I agree it is hard to deduce practical things about gardening from books and websites. There are so many variables that they really CAN'T all be gathered into one or a few tables and "just looked up".

But we all want that and most websites realize that everyone wants a simple, clear answer to every question, even if the accurate answer would be "it depends on these six things that are hard to quantify".

Most such "sowing time tables" look at:
- the average first frost date for your location
- how many days to maturity each crop advertises
- how many days germination and grow big enough to TX out
- subtract DTM from AFFD and get a time to direct sow or TX out
- subtract (DTM plus GermnTime) from AFFD and get a time to start indoors.

If course, each of the first three rows is plus or minus several weeks, for year-to-year variation, variety-to-variety variation, climate variation within a Hardiness Zone, micro-climate variation, different styles off indoor seed germination ... I think if we dialed in a plus-minus range large enough to give 80% confidence in each source number, we would wind up with conclusions like : "the best time to start those seeds is some where between 3 weeks ago and two months from now".

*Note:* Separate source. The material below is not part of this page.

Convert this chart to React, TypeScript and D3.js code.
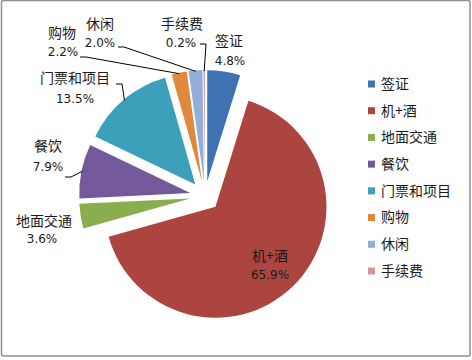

Trial and error is guaranteed to work eventually, IF you keep better notes than I do!

You'll learn that
- warm weather crops need FEWER DTM in FL than the seed packet assumed
(or not - I never grew anything in FL!)

- Cool weather crops need to be started at the very LATEST edge of possible dates to beat the heat. (Or not, if you have a long cool fall.)

- If this is your first year staring seeds indoors, you might have been surprised to find that they did poorly for you and took 2-3 times as long as predicted to become big enough to plant out ... but you learned the opposite. Whatever you did, the seeds loved it and jumped right up out of the soil for you.